[Data items]
=======

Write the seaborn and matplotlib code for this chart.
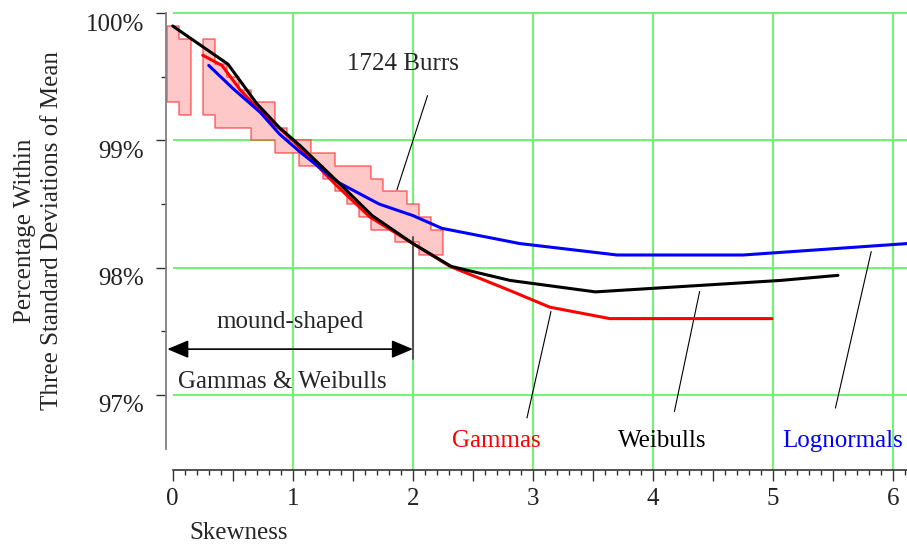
import numpy as np
import matplotlib
matplotlib.use("Agg")
import matplotlib.pyplot as plt
from matplotlib.ticker import MultipleLocator, FixedLocator, FuncFormatter
from matplotlib.transforms import ScaledTranslation
import seaborn as sns

# 1724 Burrs: spread of the percentage in each skewness bin (bins are 0.1 wide)
burr_skew = [0.0, 0.1, 0.3, 0.4, 0.5, 0.6, 0.7, 0.8, 0.9, 1.0, 1.1,
             1.2, 1.3, 1.4, 1.5, 1.6, 1.7, 1.8, 1.9, 2.0, 2.1, 2.2]
burr_hi = [99.9, 99.8, 99.8, 99.6, 99.5, 99.4, 99.3, 99.3, 99.1, 99.0, 99.0,
           98.9, 98.9, 98.8, 98.8, 98.8, 98.7, 98.6, 98.6, 98.5, 98.4, 98.3]
burr_lo = [99.3, 99.2, 99.2, 99.1, 99.1, 99.1, 99.0, 99.0, 98.9, 98.9, 98.8,
           98.8, 98.7, 98.6, 98.5, 98.4, 98.3, 98.3, 98.2, 98.2, 98.1, 98.1]

gamma_skew = [0.25, 0.41, 0.56, 0.72, 1.0, 1.36, 1.64, 2.0, 2.31, 2.81, 3.14, 3.64, 4.99]
gamma_pct = [99.67, 99.59, 99.40, 99.24, 99.0, 98.65, 98.40, 98.19, 98.01, 97.82, 97.69, 97.60, 97.60]

weibull_skew = [0.0, 0.46, 0.70, 0.89, 1.06, 1.38, 1.66, 2.0, 2.32, 2.81, 3.52, 5.06, 5.54]
weibull_pct = [99.90, 99.60, 99.29, 99.10, 98.96, 98.67, 98.41, 98.19, 98.01, 97.90, 97.81, 97.90, 97.94]

lognormal_skew = [0.30, 0.50, 0.73, 0.89, 1.06, 1.38, 1.72, 2.0, 2.24, 2.89, 3.70, 4.75, 6.12]
lognormal_pct = [99.59, 99.41, 99.22, 99.05, 98.91, 98.67, 98.50, 98.41, 98.31, 98.19, 98.10, 98.10, 98.19]

# label text, label position, leader line (from curve to label)
labels = ["Gammas", "Weibulls", "Lognormals"]
label_colors = ["#ff0000", "black", "#0000ff"]
label_x = [2.696, 4.078, 5.578]
label_y = 96.635
leader_x = [(3.15, 2.95), (4.388, 4.178), (5.817, 5.519)]
leader_y = [(97.656, 96.819), (97.813, 96.87), (98.127, 96.897)]

sns.set_style("white")
plt.rcParams["font.family"] = ["Liberation Serif", "DejaVu Serif"]
plt.rcParams["font.size"] = 18

grid_c = "#74f274"

fig = plt.figure(figsize=(9.07, 5.45), dpi=100)
ax = fig.add_axes([166 / 907, 1 - 470 / 545, 1 - 166 / 907, (470 - 12) / 545])
ax.set_xlim(-0.056, 6.115)
ax.set_ylim(96.41, 100.01)

# grid (drawn by hand so it starts at skewness 0)
for v in range(1, 7):
    ax.axvline(v, color=grid_c, lw=1.5, zorder=0)
ax.hlines([97, 98, 99, 100], 0, 6.115, color=grid_c, lw=1.5, zorder=0)

# Burr band, drawn as steps, split where a bin is missing
sk = np.array(burr_skew)
hi = np.array(burr_hi)
lo = np.array(burr_lo)
breaks = np.where(np.diff(sk) > 0.15)[0] + 1
for idx in np.split(np.arange(len(sk)), breaks):
    edges = np.append(sk[idx] - 0.05, sk[idx][-1] + 0.05)
    ax.fill_between(edges, np.append(lo[idx], lo[idx][-1]), np.append(hi[idx], hi[idx][-1]),
                    step="post", facecolor="#ffc8c8", edgecolor=(1, 0, 0, 0.55),
                    lw=1.1, zorder=2)

sns.lineplot(x=gamma_skew, y=gamma_pct, color="#ff0000", lw=2.2, ax=ax, zorder=4)
sns.lineplot(x=lognormal_skew, y=lognormal_pct, color="#0000ff", lw=2.2, ax=ax, zorder=4)
sns.lineplot(x=weibull_skew, y=weibull_pct, color="black", lw=2.2, ax=ax, zorder=5)

for name, col, lx, (x0, x1), (y0, y1) in zip(labels, label_colors, label_x, leader_x, leader_y):
    ax.plot([x0, x1], [y0, y1], color="black", lw=0.8, zorder=3)
    ax.text(lx, label_y, name, color=col, ha="center", va="center", zorder=6)

ax.text(1.915, 99.60, "1724 Burrs", ha="center", va="center")
ax.plot([2.122, 1.867], [99.353, 98.612], color="black", lw=0.8, zorder=6)

# mound-shaped range
ax.plot([2.0, 2.0], [98.245, 97.28], color="#555555", lw=1.5, zorder=3)
ax.annotate("", xy=(-0.045, 97.36), xytext=(2.0, 97.36),
            arrowprops=dict(arrowstyle="<|-|>,head_length=1.3,head_width=0.55",
                            color="black", lw=1.2, shrinkA=0, shrinkB=0, mutation_scale=10))
ax.text(0.98, 97.57, "mound-shaped", ha="center", va="center")
ax.text(0.047, 97.10, "Gammas & Weibulls", ha="left", va="center")

# axes styling
for s in ["top", "right"]:
    ax.spines[s].set_visible(False)
ax.spines["left"].set_bounds(96.575, 100)
ax.spines["left"].set_color("#808080")
ax.spines["left"].set_linewidth(1.3)
ax.spines["bottom"].set_bounds(0, 6.115)
ax.spines["bottom"].set_color("#333333")
ax.spines["bottom"].set_linewidth(1.2)

ax.xaxis.set_major_locator(MultipleLocator(0.5))
ax.xaxis.set_minor_locator(MultipleLocator(0.1))
ax.xaxis.set_major_formatter(FuncFormatter(lambda v, _: f"{v:.0f}" if abs(v - round(v)) < 1e-6 else ""))
ax.yaxis.set_major_locator(FixedLocator([97, 98, 99, 100]))
ax.yaxis.set_minor_locator(FixedLocator([97.5, 98.5, 99.5]))
ax.yaxis.set_major_formatter(FuncFormatter(lambda v, _: f"{v:.0f}%"))
# seaborn's white style switches ticks off, turn them back on
ax.tick_params(which="both", bottom=True, left=True)
ax.tick_params(axis="x", which="major", direction="out", length=8, width=1, color="#333333", pad=5)
ax.tick_params(axis="x", which="minor", direction="out", length=3.6, width=1, color="#333333")
ax.tick_params(axis="y", which="major", direction="out", length=7, width=1, color="#333333", pad=9)
ax.tick_params(axis="y", which="minor", direction="out", length=3.6, width=1, color="#333333")
ax.tick_params(labelsize=18, labelcolor="#222222")

# the percentage labels sit a little below their ticks in the original
shift = ScaledTranslation(0, -9 / 100, fig.dpi_scale_trans)
for lab in ax.get_yticklabels():
    lab.set_transform(lab.get_transform() + shift)

fig.text(238.7 / 907, 1 - 533 / 545, "Skewness", ha="center", va="center")
fig.text(38.5 / 907, 1 - 231 / 545, "Percentage Within\nThree Standard Deviations of Mean",
         rotation=90, ha="center", va="center", multialignment="center", linespacing=1.3)

fig.savefig("out.png", dpi=100)
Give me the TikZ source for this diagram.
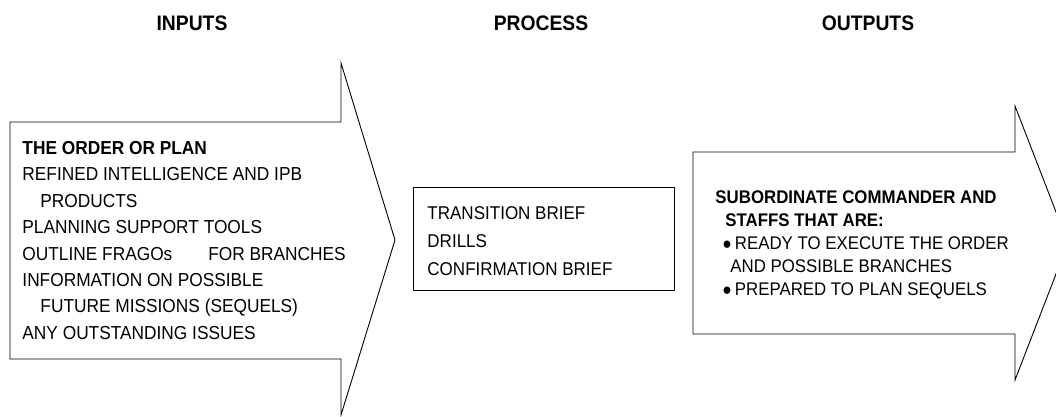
\documentclass[tikz,border=0pt]{standalone}
\usepackage{fontspec}
\setmainfont{Liberation Sans}[FakeStretch=0.92]
\usetikzlibrary{positioning}

\newcommand{\dotmark}{{\fontsize{17}{0}\selectfont ●}}

\begin{document}
\begin{tikzpicture}[x=1pt, y=-1pt, line width=0.9pt,
  head/.style = {font=\fontsize{21}{24}\selectfont\bfseries},
  inbox/.style = {align=left, inner sep=0pt, anchor=north west, font=\fontsize{18.8}{26.4}\selectfont},
  midbox/.style = {align=left, inner sep=0pt, anchor=north west, font=\fontsize{18.5}{28}\selectfont},
  outbox/.style = {align=left, inner sep=0pt, anchor=north west, font=\fontsize{18.3}{23}\selectfont},
  outline/.style = {draw}]
\useasboundingbox (0,0) rectangle (1056,416);
\clip (0,0) rectangle (1056,416);

\node[head] (inputs) at (192,23) {INPUTS};
\node[head] (process) at (541,23) {PROCESS};
\node[head] (outputs) at (868,23) {OUTPUTS};

\draw[outline] (10,122) -- (341,122) -- (341,63) -- (395,240) -- (341,415) -- (341,359) -- (10,359) -- cycle;
\draw[outline] (413,187) rectangle (674,290);
\draw[outline] (693,152) -- (1015,152) -- (1015,106) -- (1068,243) -- (1015,380) -- (1015,334) -- (693,334) -- cycle;

\node[inbox] (intext) at (22,141) {\textbf{THE ORDER OR PLAN}\\
REFINED INTELLIGENCE AND IPB\\
\hspace*{18pt}PRODUCTS\\
PLANNING SUPPORT TOOLS\\
OUTLINE FRAGOs\hspace{36pt}FOR BRANCHES\\
INFORMATION ON POSSIBLE\\
\hspace*{18pt}FUTURE MISSIONS (SEQUELS)\\
ANY OUTSTANDING ISSUES};

\node[midbox] (proctext) at (427,206) {TRANSITION BRIEF\\
DRILLS\\
CONFIRMATION BRIEF};

\node[outbox] (outtext) at (715,190) {\textbf{SUBORDINATE COMMANDER AND}\\
\hspace*{10pt}\textbf{STAFFS THAT ARE:}\\
\hspace*{7pt}\dotmark\,READY TO EXECUTE THE ORDER\\
\hspace*{15pt}AND POSSIBLE BRANCHES\\
\hspace*{7pt}\dotmark\,PREPARED TO PLAN SEQUELS};

\end{tikzpicture}
\end{document}
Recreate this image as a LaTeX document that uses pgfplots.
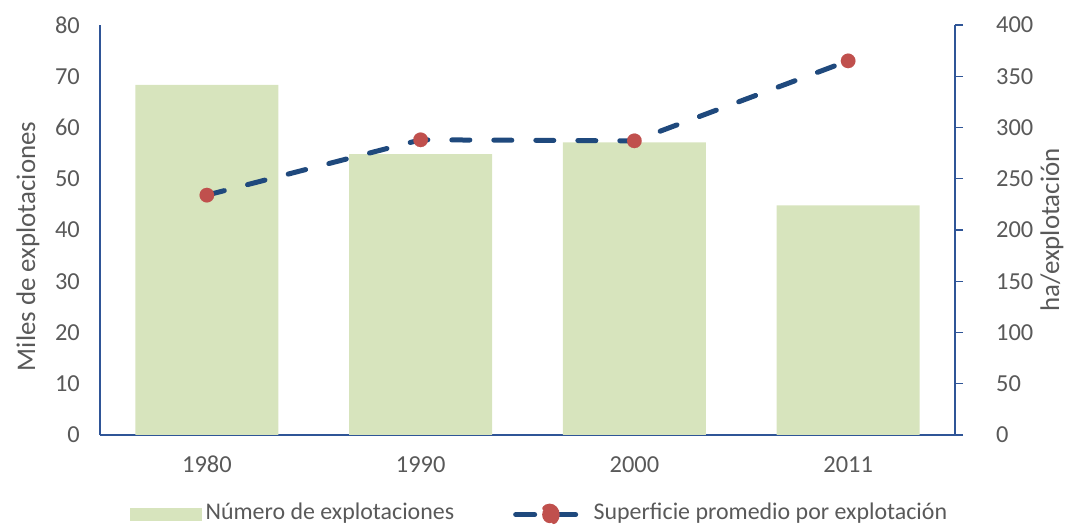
\documentclass[border=0pt]{standalone}
\usepackage{fontspec}
\setmainfont{Carlito}
\usepackage{pgfplots}
\pgfplotsset{compat=1.18}
\definecolor{barg}{HTML}{D7E4BD}
\definecolor{lineb}{HTML}{1F497D}
\definecolor{mred}{HTML}{C0504D}
\definecolor{axb}{HTML}{2F5597}
\definecolor{txt}{HTML}{595959}
\begin{document}
\begin{tikzpicture}
\useasboundingbox (-100bp,-94bp) rectangle (966bp,435bp);
\pgfplotsset{
  common/.style={
    scale only axis, width=855bp, height=410bp,
    xmin=-0.5, xmax=3.5,
    /pgf/number format/assume math mode=true,
    tick label style={font=\fontsize{24.5}{28}\selectfont, text=txt},
    label style={font=\fontsize{27}{31}\selectfont, text=txt},
    axis line style={axb, line width=1.3bp},
  }
}
\begin{axis}[common,
  at={(0,0)}, anchor=south west,
  ymin=0, ymax=80,
  axis y line*=left, axis x line*=bottom,
  xtick={0,1,2,3}, xticklabels={1980,1990,2000,2011},
  ytick={0,10,...,80},
  major tick length=0pt,
  yticklabel style={inner sep=0pt, anchor=east, xshift=-20bp},
  xticklabel style={inner sep=0pt, anchor=north, yshift=-21bp},
  ylabel={Miles de explotaciones},
  ylabel style={at={(axis description cs:-0.0842,0.46)}, anchor=center},
]
\addplot[ybar, bar width=143bp, fill=barg, draw=none] coordinates {(0,68.3) (1,54.8) (2,57.1) (3,44.8)};
\end{axis}
\begin{axis}[common,
  at={(0,0)}, anchor=south west,
  ymin=0, ymax=400,
  axis y line*=right, axis x line=none,
  ytick={0,50,...,400},
  tick align=outside, major tick length=8bp,
  tick style={axb, line width=1.3bp},
  yticklabel style={inner sep=0pt, anchor=west, xshift=33bp},
  ylabel={ha/explotación},
  ylabel style={at={(axis description cs:1.1135,0.5)}, anchor=center, rotate=0},
  legend style={at={(0.0351,-0.193)}, anchor=west, draw=none, fill=none, inner sep=0pt,
    legend columns=2, font=\fontsize{24}{28}\selectfont, text=txt,
    nodes={inner sep=0pt},
    /tikz/every even column/.append style={column sep=59bp}},
  legend cell align=left,
]
\addlegendimage{legend image code/.code={\fill[barg] (0bp,-9bp) rectangle (71bp,3bp); \path (75bp,0bp);}}
\addlegendentry{Número de explotaciones}
\addplot[lineb, line width=5bp, dash pattern=on 18bp off 24bp, line cap=round,
  mark=*, mark size=7.3bp, mark options={solid, fill=mred, draw=mred, line width=0.1bp},
  legend image code/.code={\draw[solid, lineb, line width=5bp, line cap=round] (2.5bp,-3bp)--(21.5bp,-3bp) (45.5bp,-3bp)--(62.5bp,-3bp); \fill[mred] (36.5bp,-3bp) ellipse (7.5bp and 8.5bp); \path (78bp,0bp);}]
  coordinates {(0,234) (1,288) (2,287) (3,365)};
\addlegendentry{Superficie promedio por explotación}
\end{axis}
\end{tikzpicture}
\end{document}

=======

DIRECTION
Copy out every line in the entries above that holds "code".

WRITTEN ANSWER
Write the seaborn and matplotlib code for this chart.
\addlegendimage{legend image code/.code={\fill[barg] (0bp,-9bp) rectangle (71bp,3bp); \path (75bp,0bp);}}
  legend image code/.code={\draw[solid, lineb, line width=5bp, line cap=round] (2.5bp,-3bp)--(21.5bp,-3bp) (45.5bp,-3bp)--(62.5bp,-3bp); \fill[mred] (36.5bp,-3bp) ellipse (7.5bp and 8.5bp); \path (78bp,0bp);}]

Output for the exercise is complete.